ALL OF THE GUYS WERE TOUCHED BY FR. VINCE'S QUOTE ("We are promoting this event with our school in a special way. It will be a valuable experience for our students and parents - as well as for our entire parish. God bless you! Gratefully, Fr. Vince"). It started to become like this rallying cry.

So, rehearsal went great.

Tuesday, February 07, 2006

It's like Golf.

I sat in the middle of our center today just soaking it in. The time was 9:15, our Coordinators just came out of a meeting juiced about new policy. Six volunteers were on hand to staff the day. Eight homeless, formerly incarcerated, recovering addicts, nearly all men of the "unwanted race," bustling and scurrying to prepare for the day--to prepare to serve scores and serve themeselves.

These little pieces of positive awareness come even in the midst of and despite (i.e. they are real nonetheless) the undertones of dramatic personality conflicts between the staff.

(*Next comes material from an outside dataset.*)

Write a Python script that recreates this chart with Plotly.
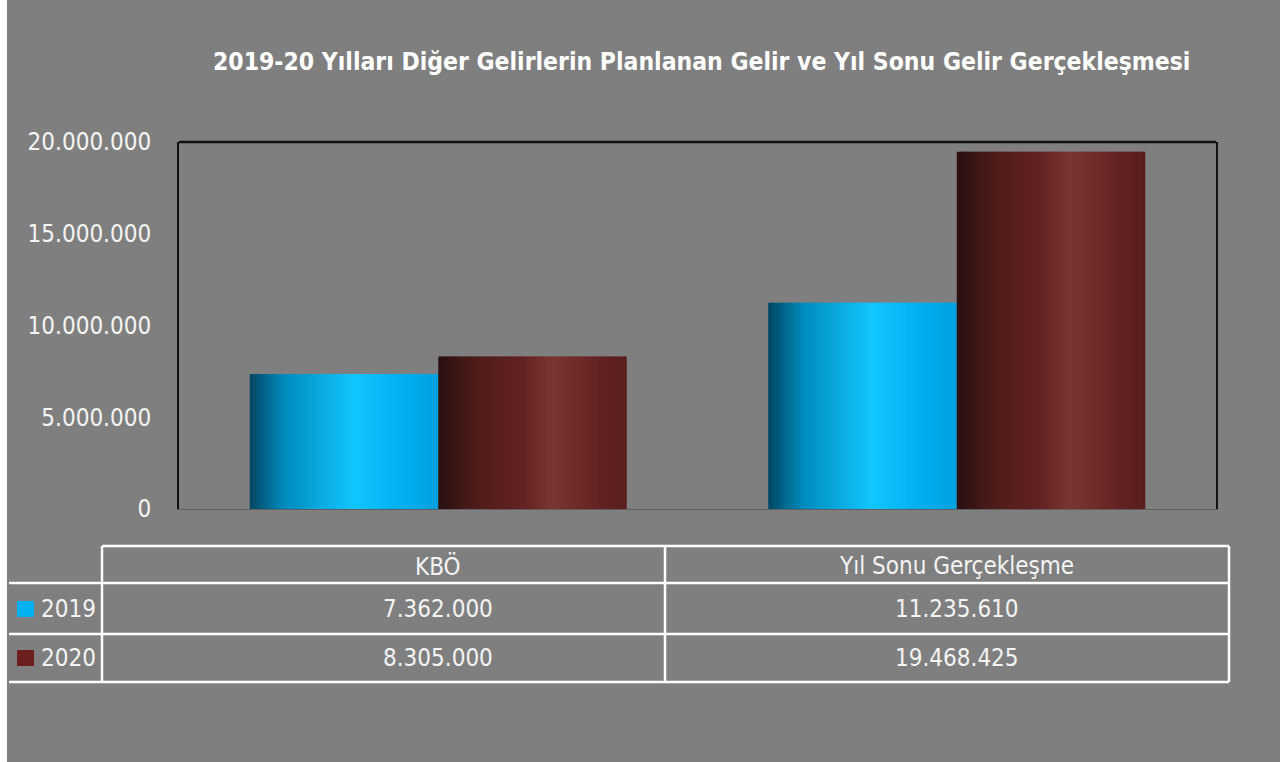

These little pieces of positive awareness come even as the Coordinator continues to struggle with managerial consistency: reminding others not to store their personal belongings in the center, for example, as his girlfriend rolls a full shopping cart behind his desk.

It's small things like this that you learn to appreciate. It's taking a step back, putting the behavior in context of the clients' backgrounds, and appreciating the outcomes we so often claim are invisible.

You see, it's like golf. You live for that one shot. You know the one. That one sweet, effortless swing where the ball feels weightless, your form perfectly efficient and, as that ball flies, the ground beneath it undulates so as to conspire to bring that little ball in flight towards its one true resting place, a carved out divot in the middle of a soft pasture. This one shot will make a golfers day regardless his final tally. While some might say it's illogical and irrational--claiming that a single shot, a single moment of joy, can possibly justify 17 and 2/3 holes of pure misery--any amateur golfer basking in the 19th Hole will tell you it's all worth it.

In much the same way these small moments--they seem so few and far between when they're not happening, yet they limitless when underway--justify our work despite the vast majority of let downs and setbacks.